▶ Exercise instructions: Find every line below that contains the word "this" and copy it out.

▶ Supplied material:
----
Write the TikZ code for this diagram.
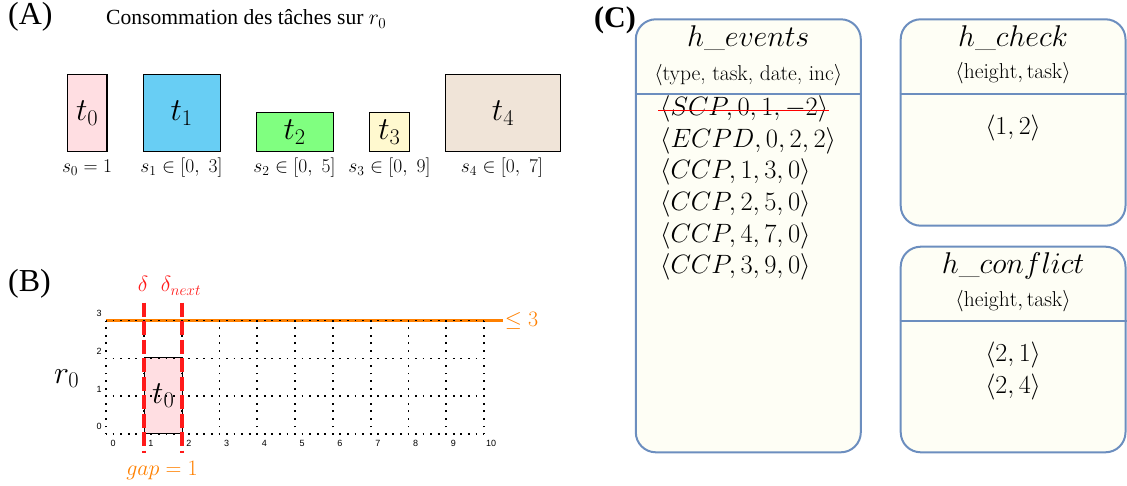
\RequirePackage{fix-cm}
\documentclass[tikz,border=0pt]{standalone}
\usepackage{fontspec}
\newfontfamily\tnr{Liberation Serif}
\newfontfamily\ticksf{Liberation Sans}
\definecolor{pinkA}{HTML}{FFDEE2}
\definecolor{blueA}{HTML}{68CEF4}
\definecolor{greenA}{HTML}{80FF80}
\definecolor{yellowA}{HTML}{FFF9CF}
\definecolor{beigeA}{HTML}{F0E4D8}
\definecolor{redL}{HTML}{FF1A1A}
\definecolor{orangeL}{HTML}{FF8000}
\definecolor{boxblue}{HTML}{6C8EBF}
\definecolor{cream}{HTML}{FEFEF5}
\tikzset{
  taskbox/.style={draw=black, line width=1.1pt, inner sep=0pt, font=\fontsize{32}{36}\selectfont},
  slabel/.style={inner sep=0pt, anchor=base, font=\fontsize{19.5}{22}\selectfont},
  panel/.style={inner sep=0pt, anchor=base west, font=\tnr\fontsize{32}{36}\selectfont},
  gridl/.style={line width=1.8pt, dash pattern=on 1.8pt off 5.76pt, dash phase=0.9pt},
  tick/.style={inner sep=0pt, font=\ticksf\fontsize{9}{10}\selectfont},
  redline/.style={draw=redL, line width=4pt, dash pattern=on 14pt off 4.5pt},
  hbox/.style={draw=boxblue, fill=cream, line width=2pt, rounded corners=20pt, inner sep=0pt},
  sep/.style={draw=boxblue, line width=2pt},
  htitle/.style={inner sep=0pt, anchor=base, font=\fontsize{30}{34}\selectfont},
  hsub/.style={inner sep=0pt, font=\fontsize{21.5}{24}\selectfont},
  entry/.style={inner sep=0pt, anchor=west, font=\fontsize{26.5}{30}\selectfont},
  centry/.style={inner sep=0pt, font=\fontsize{26}{30}\selectfont}
}
\begin{document}
\begin{tikzpicture}[x=1pt,y=-1pt]
\useasboundingbox (0,0) rectangle (1127,486);
% ---------------- Panel A
\node[panel] (lA) at (8,25) {(A)};
\node[inner sep=0pt, anchor=base west, font=\tnr\fontsize{21.6}{26}\selectfont] (titleA) at (106,25) {Consommation des tâches sur $r_0$};
\node[taskbox, fill=pinkA, minimum width=39.5pt, minimum height=77pt] (t0) at (87.2,113.2) {$t_0$};
\node[taskbox, fill=blueA, minimum width=76.7pt, minimum height=77pt] (t1) at (181.7,113.2) {$t_1$};
\node[taskbox, fill=greenA, minimum width=77.3pt, minimum height=39.5pt] (t2) at (294.7,132) {$t_2$};
\node[taskbox, fill=yellowA, minimum width=40pt, minimum height=39.5pt] (t3) at (389.3,132) {$t_3$};
\node[taskbox, fill=beigeA, minimum width=115.4pt, minimum height=77pt] (t4) at (503,113.2) {$t_4$};
\node[slabel] (s0) at (87,173) {$s_0 = 1$};
\node[slabel] (s1) at (181.5,173) {$s_1 \in [0,\ 3]$};
\node[slabel] (s2) at (294.5,173) {$s_2 \in [0,\ 5]$};
\node[slabel] (s3) at (389.5,173) {$s_3 \in [0,\ 9]$};
\node[slabel] (s4) at (502,173) {$s_4 \in [0,\ 7]$};
% ---------------- Panel B
\node[panel] (lB) at (8,292) {(B)};
\node[inner sep=0pt, anchor=base west, font=\fontsize{32}{36}\selectfont] (r0) at (54,383) {$r_0$};
\begin{scope}[shift={(106,434)}, x=37.8pt, y=37.8pt]
  \node[draw=black, line width=1.1pt, fill=pinkA, minimum width=37.8pt, minimum height=75.6pt, inner sep=0pt, anchor=south west, font=\fontsize{32}{36}\selectfont] (tb) at (1,0) {$t_0$};
  \coordinate (capL) at (0,3);
  \coordinate (capR) at (10.5,3);
  \draw[orangeL, line width=3.6pt] (capL) -- (capR);
  \foreach \j in {0,...,3} \draw[gridl] (0,\j) -- (10,\j);
  \foreach \i in {0,...,10} \draw[gridl] (\i,0) -- (\i,3);
  \foreach \i in {0,...,10} \node[tick] at (\i+0.19,-0.25) {\i};
  \foreach \j in {0,...,3} \node[tick] at (-0.18,\j+0.19) {\j};
  \node[inner sep=0pt, anchor=west, text=orangeL, font=\fontsize{22}{26}\selectfont] (le) at (10.55,3) {$\le 3$};
\end{scope}
\coordinate (d1t) at (143.8,302.7);
\coordinate (d1b) at (143.8,452.7);
\coordinate (d2t) at (181.6,302.7);
\coordinate (d2b) at (181.6,452.7);
\draw[redline] (d1t) -- (d1b);
\draw[redline] (d2t) -- (d2b);
\node[inner sep=0pt, anchor=base, text=redL, font=\fontsize{22}{26}\selectfont] (dl) at (143,292) {$\delta$};
\node[inner sep=0pt, anchor=base, text=redL, font=\fontsize{22}{26}\selectfont] (dn) at (181,292) {$\delta_{next}$};
\node[inner sep=0pt, anchor=base, text=orangeL, font=\fontsize{22}{26}\selectfont] (gap) at (162,475) {$gap = 1$};
% ---------------- Panel C
\node[panel, font=\tnr\bfseries\fontsize{30}{34}\selectfont] (lC) at (594,28) {(C)};
\node[hbox, minimum width=225pt, minimum height=433pt] (ev) at (748.3,235.8) {};
\node[hbox, minimum width=224.8pt, minimum height=206.4pt] (ck) at (1013.1,122.5) {};
\node[hbox, minimum width=224.8pt, minimum height=205.6pt] (cf) at (1013.1,349.5) {};
\draw[sep] (ev.west |- 0,94.3) -- (ev.east |- 0,94.3);
\draw[sep] (ck.west |- 0,94.3) -- (ck.east |- 0,94.3);
\draw[sep] (cf.west |- 0,321) -- (cf.east |- 0,321);
\node[htitle] (evt) at (748.3,46.5) {$h\_events$};
\node[hsub] (evs) at (748.3,75) {$\langle$type, task, date, inc$\rangle$};
\node[htitle] (ckt) at (1013.1,46.5) {$h\_check$};
\node[hsub] (cks) at (1013.1,73.3) {$\langle \mathrm{height}, \mathrm{task}\rangle$};
\node[htitle] (cft) at (1013.1,273.3) {$h\_conflict$};
\node[hsub] (cfs) at (1013.1,301) {$\langle \mathrm{height}, \mathrm{task}\rangle$};
\node[entry] (e1) at (660,109) {$\langle SCP, 0, 1, -2\rangle$};
\node[entry] (e2) at (660,140.6) {$\langle ECPD, 0, 2, 2\rangle$};
\node[entry] (e3) at (660,172.2) {$\langle CCP, 1, 3, 0\rangle$};
\node[entry] (e4) at (660,203.8) {$\langle CCP, 2, 5, 0\rangle$};
\node[entry] (e5) at (660,235.4) {$\langle CCP, 4, 7, 0\rangle$};
\node[entry] (e6) at (660,267) {$\langle CCP, 3, 9, 0\rangle$};
\draw[draw=red, line width=1.6pt] ([xshift=-2pt,yshift=-1.5pt]e1.west) -- ([xshift=1pt,yshift=-1.5pt]e1.east);
\node[centry] (c1) at (1013.1,128.3) {$\langle 1, 2\rangle$};
\node[centry] (f1) at (1013.1,355) {$\langle 2, 1\rangle$};
\node[centry] (f2) at (1013.1,386.7) {$\langle 2, 4\rangle$};
\end{tikzpicture}
\end{document}
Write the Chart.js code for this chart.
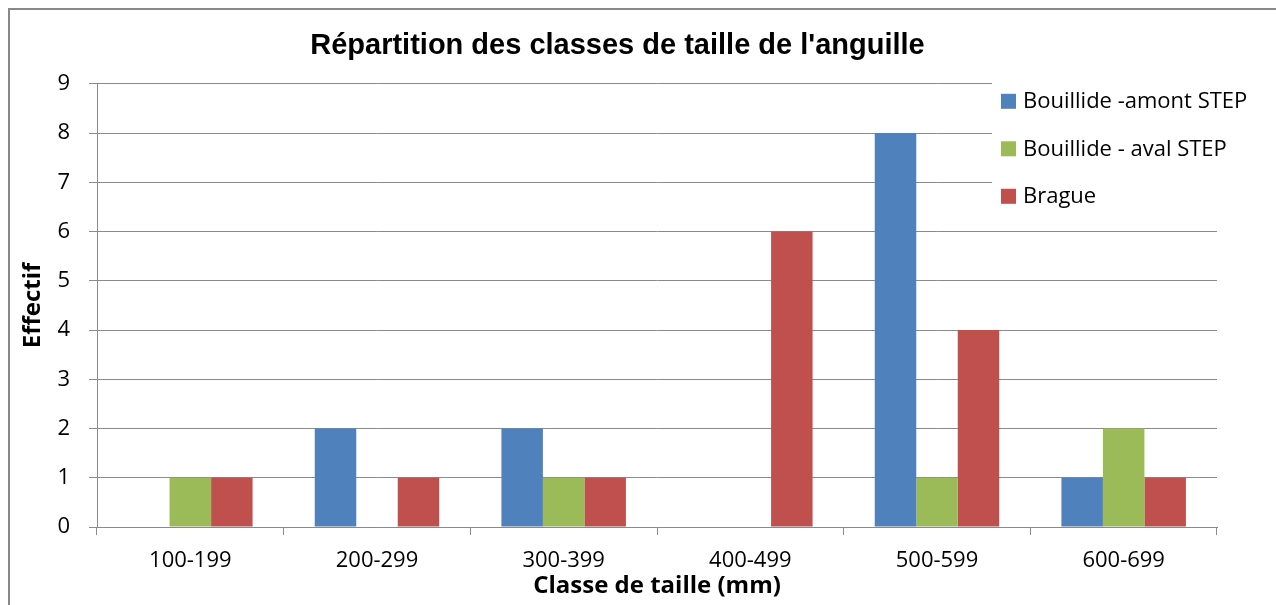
<!DOCTYPE html>
<html>
<head>
<meta charset="utf-8">
<script src="https://cdn.jsdelivr.net/npm/chart.js@4.4.0/dist/chart.umd.min.js"></script>
<style>
  html, body { margin: 0; padding: 0; background: #fff; }
  #wrap { position: relative; width: 1276px; height: 605px; }
</style>
</head>
<body>
<div id="wrap"><canvas id="c" width="1276" height="605"></canvas></div>
<script>
// données
const categories = ['100-199', '200-299', '300-399', '400-499', '500-599', '600-699'];
const amont = [0, 2, 2, 0, 8, 1];
const aval = [1, 0, 1, 0, 1, 2];
const brague = [1, 1, 1, 6, 4, 1];
const seriesNames = ['Bouillide -amont STEP', 'Bouillide - aval STEP', 'Brague'];
const yTicks = [0, 1, 2, 3, 4, 5, 6, 7, 8, 9];

const gridColor = '#8a8a8a';

// légende dessinée à la main, dans la zone du graphique
const boxLegend = {
  id: 'boxLegend',
  afterDatasetsDraw(chart) {
    const ctx = chart.ctx;
    const area = chart.chartArea;
    const x0 = area.right - 225;
    ctx.save();
    ctx.fillStyle = '#fff';
    ctx.fillRect(x0, area.top - 2, chart.width - x0, 130);
    ctx.font = '22px "Open Sans"';
    ctx.textBaseline = 'middle';
    chart.data.datasets.forEach((ds, i) => {
      const cy = area.top + 18 + i * 47.5;
      ctx.fillStyle = ds.backgroundColor;
      ctx.fillRect(x0 + 9, cy - 8, 15, 15);
      ctx.fillStyle = '#000';
      ctx.fillText(ds.label, x0 + 31, cy);
    });
    ctx.restore();
  },
  beforeDraw(chart) {
    const ctx = chart.ctx;
    ctx.save();
    ctx.strokeStyle = '#888';
    ctx.lineWidth = 2;
    ctx.strokeRect(9, 9, chart.width + 10, chart.height + 10);
    ctx.restore();
  }
};

new Chart(document.getElementById('c'), {
  type: 'bar',
  data: {
    labels: categories,
    datasets: [
      { label: seriesNames[0], data: amont, backgroundColor: '#4F81BD' },
      { label: seriesNames[1], data: aval, backgroundColor: '#9BBB59' },
      { label: seriesNames[2], data: brague, backgroundColor: '#C0504D' }
    ]
  },
  options: {
    responsive: false,
    animation: false,
    layout: { padding: { left: 18, right: 59, top: 0, bottom: 0 } },
    datasets: {
      bar: { categoryPercentage: 0.667, barPercentage: 1.0, borderWidth: 0 }
    },
    plugins: {
      legend: { display: false },
      tooltip: { enabled: false },
      title: {
        display: true,
        text: "Répartition des classes de taille de l'anguille",
        color: '#000',
        font: { family: 'Liberation Sans', size: 29, weight: 'bold', lineHeight: 1.2 },
        padding: { top: 29, bottom: 20 }
      }
    },
    scales: {
      x: {
        afterFit(scale) { scale.height = 78; },
        grid: { drawOnChartArea: false, drawTicks: true, tickLength: 8, color: gridColor, offset: true },
        border: { color: gridColor, width: 1 },
        ticks: { color: '#000', font: { family: 'Open Sans', size: 22 }, padding: 13, maxRotation: 0 },
        title: {
          display: true,
          text: 'Classe de taille (mm)',
          color: '#000',
          font: { family: 'Open Sans', size: 24, weight: 'bold' },
          padding: { top: 0, bottom: 4 }
        }
      },
      y: {
        min: 0,
        max: 9,
        afterFit(scale) { scale.width = 79; },
        afterBuildTicks(scale) {
          scale.ticks = yTicks.map(v => ({ value: v }));
        },
        grid: { color: gridColor, tickLength: 8 },
        border: { color: gridColor, width: 1 },
        ticks: { color: '#000', font: { family: 'Open Sans', size: 22 }, padding: 19 },
        title: {
          display: true,
          text: 'Effectif',
          color: '#000',
          font: { family: 'Open Sans', size: 24, weight: 'bold' },
          padding: { top: 1, bottom: 0 }
        }
      }
    }
  },
  plugins: [boxLegend]
});
</script>
</body>
</html>
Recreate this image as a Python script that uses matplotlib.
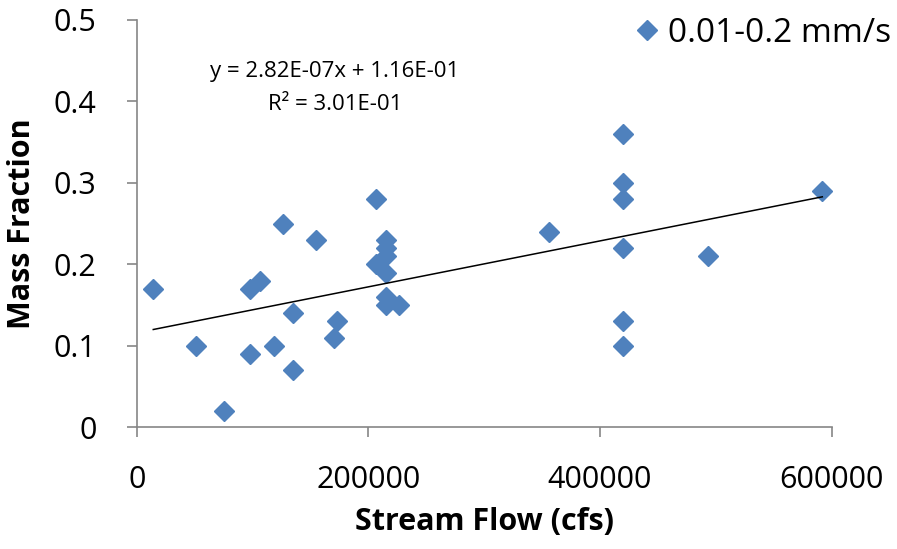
----
▶ Reply:
Write the TikZ code for this diagram.
Write the Chart.js code for this chart.
Recreate this image as a Python script that uses matplotlib.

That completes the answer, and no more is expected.